▶ _STATED PROBLEM_: Set down only those lines that fall from the line containing "Emit a component" through the line containing "Arial, Helvetica, sans-serif'", unchanged and without pictures.

----

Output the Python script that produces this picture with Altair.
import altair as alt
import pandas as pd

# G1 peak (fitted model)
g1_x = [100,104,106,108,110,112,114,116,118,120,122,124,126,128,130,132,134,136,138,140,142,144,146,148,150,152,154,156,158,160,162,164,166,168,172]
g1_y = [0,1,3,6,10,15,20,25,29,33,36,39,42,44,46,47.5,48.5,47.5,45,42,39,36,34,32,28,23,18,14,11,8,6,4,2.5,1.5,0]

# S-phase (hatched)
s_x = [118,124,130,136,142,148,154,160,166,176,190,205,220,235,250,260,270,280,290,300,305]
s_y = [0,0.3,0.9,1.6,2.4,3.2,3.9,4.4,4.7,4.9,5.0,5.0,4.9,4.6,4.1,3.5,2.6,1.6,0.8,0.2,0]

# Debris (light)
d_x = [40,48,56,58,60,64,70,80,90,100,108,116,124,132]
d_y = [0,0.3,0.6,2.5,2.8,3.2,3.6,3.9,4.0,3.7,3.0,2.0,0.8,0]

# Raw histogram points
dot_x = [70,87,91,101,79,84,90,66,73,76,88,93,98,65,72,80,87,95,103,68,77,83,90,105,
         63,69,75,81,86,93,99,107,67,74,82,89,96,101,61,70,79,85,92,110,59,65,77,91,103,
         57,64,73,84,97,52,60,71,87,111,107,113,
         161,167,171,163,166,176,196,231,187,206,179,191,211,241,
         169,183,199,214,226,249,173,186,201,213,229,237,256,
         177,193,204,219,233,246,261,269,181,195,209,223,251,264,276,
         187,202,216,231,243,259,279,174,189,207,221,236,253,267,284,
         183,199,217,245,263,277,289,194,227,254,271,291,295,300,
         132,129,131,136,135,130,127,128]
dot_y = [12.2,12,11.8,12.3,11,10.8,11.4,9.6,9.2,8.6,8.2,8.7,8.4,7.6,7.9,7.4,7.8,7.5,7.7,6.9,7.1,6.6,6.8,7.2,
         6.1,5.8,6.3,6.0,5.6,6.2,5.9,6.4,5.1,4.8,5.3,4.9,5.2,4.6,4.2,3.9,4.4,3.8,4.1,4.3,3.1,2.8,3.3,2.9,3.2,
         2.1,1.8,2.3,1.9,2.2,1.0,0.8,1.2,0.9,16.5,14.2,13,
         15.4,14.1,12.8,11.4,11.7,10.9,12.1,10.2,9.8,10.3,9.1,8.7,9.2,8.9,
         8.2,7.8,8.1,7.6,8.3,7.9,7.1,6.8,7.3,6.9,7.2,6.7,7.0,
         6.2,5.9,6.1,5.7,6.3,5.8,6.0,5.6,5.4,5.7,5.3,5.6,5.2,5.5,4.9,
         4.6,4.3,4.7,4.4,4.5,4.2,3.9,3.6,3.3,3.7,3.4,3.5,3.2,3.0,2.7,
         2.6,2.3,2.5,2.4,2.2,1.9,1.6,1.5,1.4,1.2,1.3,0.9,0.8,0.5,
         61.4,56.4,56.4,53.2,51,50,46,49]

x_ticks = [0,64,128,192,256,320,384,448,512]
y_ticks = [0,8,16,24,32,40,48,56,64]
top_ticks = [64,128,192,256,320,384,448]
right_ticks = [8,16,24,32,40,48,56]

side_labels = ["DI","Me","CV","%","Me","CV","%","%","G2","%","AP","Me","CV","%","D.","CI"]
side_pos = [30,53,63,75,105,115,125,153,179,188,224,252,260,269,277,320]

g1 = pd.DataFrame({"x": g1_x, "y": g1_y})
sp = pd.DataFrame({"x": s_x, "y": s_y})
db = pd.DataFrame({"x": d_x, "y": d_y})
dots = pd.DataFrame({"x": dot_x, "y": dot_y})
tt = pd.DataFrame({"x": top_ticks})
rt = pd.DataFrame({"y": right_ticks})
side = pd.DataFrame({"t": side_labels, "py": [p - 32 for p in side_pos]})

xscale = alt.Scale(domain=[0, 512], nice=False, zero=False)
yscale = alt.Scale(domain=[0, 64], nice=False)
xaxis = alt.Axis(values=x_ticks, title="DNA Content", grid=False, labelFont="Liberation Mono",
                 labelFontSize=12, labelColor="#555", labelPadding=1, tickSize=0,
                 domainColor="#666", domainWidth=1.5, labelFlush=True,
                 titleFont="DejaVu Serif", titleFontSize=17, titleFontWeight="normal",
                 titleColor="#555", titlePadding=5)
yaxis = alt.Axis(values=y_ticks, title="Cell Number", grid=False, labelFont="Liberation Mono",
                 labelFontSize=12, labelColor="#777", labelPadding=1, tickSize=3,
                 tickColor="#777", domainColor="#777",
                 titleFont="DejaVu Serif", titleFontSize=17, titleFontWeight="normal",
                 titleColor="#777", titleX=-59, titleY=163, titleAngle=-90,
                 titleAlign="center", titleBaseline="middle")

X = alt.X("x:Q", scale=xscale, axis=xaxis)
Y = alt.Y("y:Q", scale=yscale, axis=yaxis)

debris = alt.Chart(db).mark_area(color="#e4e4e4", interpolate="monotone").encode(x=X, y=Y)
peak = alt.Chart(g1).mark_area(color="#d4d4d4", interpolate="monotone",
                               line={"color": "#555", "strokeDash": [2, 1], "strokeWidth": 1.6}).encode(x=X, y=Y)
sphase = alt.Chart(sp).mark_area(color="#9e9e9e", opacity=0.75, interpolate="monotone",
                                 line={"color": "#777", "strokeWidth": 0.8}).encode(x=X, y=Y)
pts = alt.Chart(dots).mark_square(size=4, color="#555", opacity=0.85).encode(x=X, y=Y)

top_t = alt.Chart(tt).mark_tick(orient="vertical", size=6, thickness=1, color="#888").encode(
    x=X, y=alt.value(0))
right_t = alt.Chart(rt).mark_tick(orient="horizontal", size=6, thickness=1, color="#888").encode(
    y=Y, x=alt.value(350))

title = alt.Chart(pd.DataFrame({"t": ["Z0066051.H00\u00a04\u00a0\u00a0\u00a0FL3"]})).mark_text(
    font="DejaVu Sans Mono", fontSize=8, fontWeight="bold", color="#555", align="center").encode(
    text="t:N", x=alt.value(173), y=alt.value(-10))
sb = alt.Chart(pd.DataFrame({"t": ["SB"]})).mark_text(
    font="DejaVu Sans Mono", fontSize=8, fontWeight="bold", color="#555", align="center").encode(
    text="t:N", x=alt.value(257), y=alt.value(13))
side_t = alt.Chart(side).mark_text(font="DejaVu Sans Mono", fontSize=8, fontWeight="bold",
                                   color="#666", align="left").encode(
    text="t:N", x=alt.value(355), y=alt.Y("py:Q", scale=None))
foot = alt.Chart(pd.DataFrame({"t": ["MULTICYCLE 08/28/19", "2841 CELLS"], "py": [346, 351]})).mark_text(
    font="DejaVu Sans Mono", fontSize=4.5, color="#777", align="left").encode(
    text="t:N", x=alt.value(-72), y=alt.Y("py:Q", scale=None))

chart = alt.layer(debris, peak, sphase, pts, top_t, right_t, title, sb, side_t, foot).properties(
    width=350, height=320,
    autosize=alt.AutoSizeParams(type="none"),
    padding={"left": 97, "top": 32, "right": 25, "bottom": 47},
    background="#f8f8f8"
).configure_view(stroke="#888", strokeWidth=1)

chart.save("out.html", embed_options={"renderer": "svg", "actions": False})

----

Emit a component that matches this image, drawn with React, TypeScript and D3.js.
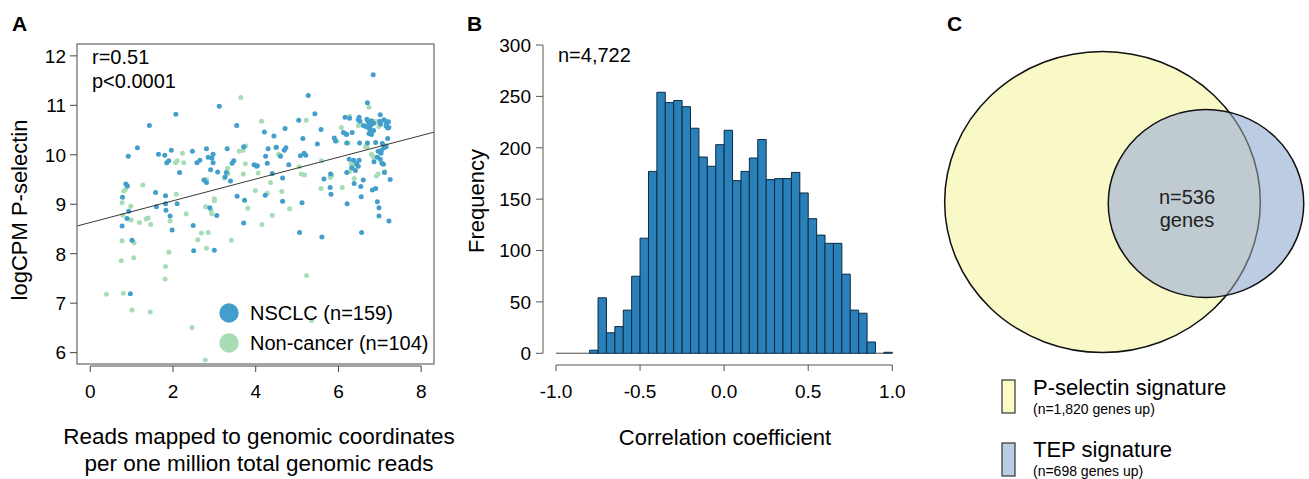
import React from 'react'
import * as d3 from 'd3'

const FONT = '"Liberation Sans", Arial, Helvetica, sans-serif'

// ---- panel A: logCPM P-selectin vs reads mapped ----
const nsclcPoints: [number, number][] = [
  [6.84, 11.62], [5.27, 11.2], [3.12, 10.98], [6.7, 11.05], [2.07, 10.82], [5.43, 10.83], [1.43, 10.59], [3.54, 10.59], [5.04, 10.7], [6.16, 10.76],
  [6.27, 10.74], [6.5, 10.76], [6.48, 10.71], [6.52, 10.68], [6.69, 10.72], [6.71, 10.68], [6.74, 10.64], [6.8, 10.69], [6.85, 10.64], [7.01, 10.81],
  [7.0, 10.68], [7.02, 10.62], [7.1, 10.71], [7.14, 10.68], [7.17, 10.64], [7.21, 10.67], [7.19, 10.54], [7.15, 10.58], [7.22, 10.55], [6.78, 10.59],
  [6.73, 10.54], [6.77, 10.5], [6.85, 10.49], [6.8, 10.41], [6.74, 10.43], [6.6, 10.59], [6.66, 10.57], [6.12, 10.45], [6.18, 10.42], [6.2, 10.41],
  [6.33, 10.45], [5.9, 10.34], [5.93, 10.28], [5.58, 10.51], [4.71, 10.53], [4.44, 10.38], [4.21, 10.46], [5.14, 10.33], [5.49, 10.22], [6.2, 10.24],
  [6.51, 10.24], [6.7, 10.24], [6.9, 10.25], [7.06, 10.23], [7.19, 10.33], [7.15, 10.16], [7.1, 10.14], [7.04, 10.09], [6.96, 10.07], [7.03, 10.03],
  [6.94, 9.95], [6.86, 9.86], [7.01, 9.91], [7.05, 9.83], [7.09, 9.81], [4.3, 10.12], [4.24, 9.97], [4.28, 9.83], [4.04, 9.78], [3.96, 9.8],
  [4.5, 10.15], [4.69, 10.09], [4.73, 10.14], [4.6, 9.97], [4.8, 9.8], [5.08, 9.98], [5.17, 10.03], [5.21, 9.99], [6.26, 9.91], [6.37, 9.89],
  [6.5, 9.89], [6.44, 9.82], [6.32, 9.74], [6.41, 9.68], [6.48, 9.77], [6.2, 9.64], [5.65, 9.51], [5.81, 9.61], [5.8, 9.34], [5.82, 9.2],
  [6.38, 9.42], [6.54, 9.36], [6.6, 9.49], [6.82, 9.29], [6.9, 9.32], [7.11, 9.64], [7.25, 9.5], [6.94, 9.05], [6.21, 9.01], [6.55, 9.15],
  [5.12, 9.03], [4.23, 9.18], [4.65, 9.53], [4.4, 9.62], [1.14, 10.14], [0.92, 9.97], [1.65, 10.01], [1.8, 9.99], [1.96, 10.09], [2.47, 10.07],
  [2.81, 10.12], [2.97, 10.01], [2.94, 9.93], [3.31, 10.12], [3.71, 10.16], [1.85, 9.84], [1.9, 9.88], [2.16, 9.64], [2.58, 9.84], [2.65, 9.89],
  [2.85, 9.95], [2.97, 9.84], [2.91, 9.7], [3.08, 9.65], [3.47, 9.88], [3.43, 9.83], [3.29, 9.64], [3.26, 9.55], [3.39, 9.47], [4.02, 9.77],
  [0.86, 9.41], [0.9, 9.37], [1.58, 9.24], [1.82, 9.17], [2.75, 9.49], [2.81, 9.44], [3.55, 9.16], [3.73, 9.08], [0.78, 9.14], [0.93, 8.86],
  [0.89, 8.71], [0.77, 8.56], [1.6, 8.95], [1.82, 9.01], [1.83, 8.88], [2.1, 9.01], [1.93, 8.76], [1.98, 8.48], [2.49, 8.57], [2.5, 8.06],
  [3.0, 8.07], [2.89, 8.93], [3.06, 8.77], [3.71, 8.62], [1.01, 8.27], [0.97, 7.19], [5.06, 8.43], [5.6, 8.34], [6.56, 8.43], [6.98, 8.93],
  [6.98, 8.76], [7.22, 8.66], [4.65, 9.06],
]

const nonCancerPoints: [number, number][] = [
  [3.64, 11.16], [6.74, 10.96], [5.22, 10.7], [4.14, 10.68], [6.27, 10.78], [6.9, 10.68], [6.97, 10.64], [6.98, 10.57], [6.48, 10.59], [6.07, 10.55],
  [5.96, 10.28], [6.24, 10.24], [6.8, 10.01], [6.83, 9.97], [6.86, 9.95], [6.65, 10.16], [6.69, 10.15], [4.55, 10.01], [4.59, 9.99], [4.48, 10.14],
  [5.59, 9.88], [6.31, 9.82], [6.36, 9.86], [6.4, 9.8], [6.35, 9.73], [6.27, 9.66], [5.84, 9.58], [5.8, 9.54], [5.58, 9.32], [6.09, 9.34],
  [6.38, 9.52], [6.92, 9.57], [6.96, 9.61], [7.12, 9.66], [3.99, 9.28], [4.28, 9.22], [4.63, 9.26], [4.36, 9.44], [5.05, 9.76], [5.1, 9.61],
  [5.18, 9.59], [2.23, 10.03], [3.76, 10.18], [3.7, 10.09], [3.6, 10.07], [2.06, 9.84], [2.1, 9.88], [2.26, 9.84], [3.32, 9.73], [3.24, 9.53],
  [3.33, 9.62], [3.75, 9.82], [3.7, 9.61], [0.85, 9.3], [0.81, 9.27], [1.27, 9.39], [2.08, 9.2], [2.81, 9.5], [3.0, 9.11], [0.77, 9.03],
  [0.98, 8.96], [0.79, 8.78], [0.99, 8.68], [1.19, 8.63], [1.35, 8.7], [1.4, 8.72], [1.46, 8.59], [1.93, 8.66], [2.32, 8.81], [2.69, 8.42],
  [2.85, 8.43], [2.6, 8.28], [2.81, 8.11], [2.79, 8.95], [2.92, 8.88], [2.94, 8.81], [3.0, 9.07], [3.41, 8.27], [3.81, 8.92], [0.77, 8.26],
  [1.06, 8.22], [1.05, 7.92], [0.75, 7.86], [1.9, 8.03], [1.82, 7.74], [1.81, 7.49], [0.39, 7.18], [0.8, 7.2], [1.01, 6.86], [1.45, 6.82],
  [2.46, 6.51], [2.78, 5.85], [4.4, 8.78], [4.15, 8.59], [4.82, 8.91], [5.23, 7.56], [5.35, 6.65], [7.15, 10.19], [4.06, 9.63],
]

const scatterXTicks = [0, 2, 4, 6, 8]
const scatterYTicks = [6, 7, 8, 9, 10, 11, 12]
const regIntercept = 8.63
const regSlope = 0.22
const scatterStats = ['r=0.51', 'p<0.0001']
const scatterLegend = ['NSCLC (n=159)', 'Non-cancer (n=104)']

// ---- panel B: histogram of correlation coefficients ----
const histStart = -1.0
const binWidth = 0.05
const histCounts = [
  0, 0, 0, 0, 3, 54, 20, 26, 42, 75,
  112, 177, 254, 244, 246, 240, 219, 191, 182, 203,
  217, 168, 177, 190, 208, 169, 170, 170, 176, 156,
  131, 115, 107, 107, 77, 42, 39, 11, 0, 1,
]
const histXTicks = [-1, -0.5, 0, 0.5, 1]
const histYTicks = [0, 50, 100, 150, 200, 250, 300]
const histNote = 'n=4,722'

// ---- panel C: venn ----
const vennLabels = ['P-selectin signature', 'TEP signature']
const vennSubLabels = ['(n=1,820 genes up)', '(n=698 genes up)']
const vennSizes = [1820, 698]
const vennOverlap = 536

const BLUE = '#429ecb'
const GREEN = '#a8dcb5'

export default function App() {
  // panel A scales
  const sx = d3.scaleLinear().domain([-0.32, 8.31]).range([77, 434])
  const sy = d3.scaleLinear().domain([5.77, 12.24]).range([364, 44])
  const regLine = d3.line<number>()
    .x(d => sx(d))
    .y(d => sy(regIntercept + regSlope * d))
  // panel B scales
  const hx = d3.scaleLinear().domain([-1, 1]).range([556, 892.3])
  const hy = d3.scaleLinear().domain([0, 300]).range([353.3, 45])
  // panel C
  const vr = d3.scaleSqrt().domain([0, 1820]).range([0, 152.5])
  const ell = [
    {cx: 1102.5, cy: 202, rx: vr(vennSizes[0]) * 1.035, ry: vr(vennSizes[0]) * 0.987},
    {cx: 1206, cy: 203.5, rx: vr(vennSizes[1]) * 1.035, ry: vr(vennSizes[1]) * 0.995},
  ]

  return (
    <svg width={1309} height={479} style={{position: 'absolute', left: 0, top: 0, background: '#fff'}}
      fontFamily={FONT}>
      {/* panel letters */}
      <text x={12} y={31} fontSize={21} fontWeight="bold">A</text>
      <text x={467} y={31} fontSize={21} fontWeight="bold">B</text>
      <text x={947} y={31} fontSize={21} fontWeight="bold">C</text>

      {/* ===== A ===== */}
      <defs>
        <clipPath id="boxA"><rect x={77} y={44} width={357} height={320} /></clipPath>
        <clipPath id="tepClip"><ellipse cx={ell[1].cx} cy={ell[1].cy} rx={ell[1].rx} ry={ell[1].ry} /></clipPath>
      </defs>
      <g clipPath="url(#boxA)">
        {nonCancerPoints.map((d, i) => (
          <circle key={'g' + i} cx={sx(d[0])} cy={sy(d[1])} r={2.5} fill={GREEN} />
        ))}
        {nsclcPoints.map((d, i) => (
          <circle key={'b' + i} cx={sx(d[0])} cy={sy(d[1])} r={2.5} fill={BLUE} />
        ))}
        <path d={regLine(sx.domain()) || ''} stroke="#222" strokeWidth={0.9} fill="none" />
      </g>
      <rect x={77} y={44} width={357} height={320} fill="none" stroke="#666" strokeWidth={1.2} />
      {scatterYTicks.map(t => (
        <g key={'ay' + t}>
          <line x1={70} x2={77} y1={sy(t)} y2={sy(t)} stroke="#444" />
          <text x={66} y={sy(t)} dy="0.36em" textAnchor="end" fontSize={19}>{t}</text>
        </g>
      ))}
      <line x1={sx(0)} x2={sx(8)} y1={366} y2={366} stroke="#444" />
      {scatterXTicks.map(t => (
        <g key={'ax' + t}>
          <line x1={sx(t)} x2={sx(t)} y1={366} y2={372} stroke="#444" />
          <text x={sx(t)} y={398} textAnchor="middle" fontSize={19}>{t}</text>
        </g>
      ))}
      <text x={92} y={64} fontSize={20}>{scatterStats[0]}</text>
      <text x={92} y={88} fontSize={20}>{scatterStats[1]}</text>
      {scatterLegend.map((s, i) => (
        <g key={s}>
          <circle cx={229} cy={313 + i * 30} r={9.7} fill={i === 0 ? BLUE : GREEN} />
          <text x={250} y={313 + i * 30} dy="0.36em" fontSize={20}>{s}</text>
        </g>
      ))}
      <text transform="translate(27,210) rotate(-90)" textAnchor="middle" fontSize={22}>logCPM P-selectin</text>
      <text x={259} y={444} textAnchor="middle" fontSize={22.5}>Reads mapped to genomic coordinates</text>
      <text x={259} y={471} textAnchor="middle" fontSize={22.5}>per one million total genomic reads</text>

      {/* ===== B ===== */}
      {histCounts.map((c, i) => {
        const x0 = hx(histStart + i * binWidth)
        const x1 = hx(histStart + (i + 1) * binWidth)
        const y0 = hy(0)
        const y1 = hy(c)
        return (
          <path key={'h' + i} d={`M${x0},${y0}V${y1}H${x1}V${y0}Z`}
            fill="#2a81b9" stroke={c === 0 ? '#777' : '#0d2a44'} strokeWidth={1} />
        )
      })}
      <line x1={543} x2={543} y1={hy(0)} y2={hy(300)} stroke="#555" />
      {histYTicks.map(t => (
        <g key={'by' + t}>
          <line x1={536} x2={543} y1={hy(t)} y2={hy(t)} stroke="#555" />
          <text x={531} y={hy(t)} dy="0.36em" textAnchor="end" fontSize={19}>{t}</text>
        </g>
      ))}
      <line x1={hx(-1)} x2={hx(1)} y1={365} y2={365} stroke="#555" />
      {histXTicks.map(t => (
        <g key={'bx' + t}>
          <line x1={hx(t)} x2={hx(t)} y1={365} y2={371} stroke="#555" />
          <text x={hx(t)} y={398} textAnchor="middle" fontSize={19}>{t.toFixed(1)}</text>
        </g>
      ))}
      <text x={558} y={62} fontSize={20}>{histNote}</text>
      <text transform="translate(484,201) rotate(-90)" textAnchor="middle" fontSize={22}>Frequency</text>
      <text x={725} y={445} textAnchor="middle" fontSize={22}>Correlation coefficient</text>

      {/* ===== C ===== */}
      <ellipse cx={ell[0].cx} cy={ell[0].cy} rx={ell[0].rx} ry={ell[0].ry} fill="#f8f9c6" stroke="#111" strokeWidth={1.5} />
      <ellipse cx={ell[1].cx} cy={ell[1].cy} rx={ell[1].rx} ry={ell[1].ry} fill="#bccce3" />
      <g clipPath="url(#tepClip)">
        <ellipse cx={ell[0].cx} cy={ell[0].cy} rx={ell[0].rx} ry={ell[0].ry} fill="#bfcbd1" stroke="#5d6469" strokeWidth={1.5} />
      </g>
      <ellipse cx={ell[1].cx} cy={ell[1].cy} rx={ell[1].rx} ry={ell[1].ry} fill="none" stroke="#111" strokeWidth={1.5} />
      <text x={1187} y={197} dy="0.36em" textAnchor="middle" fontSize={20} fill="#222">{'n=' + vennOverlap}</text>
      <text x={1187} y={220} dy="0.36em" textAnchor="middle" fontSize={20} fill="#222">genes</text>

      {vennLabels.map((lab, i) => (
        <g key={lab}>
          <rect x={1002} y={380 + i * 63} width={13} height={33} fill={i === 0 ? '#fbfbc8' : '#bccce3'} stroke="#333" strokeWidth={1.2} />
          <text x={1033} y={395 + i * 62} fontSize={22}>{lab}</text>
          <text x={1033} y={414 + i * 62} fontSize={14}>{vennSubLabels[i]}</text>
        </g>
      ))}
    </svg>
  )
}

----

▶ _RESPONSE_:
Emit a component that matches this image, drawn with React, TypeScript and D3.js.
import React from 'react'
import * as d3 from 'd3'

const FONT = '"Liberation Sans", Arial, Helvetica, sans-serif'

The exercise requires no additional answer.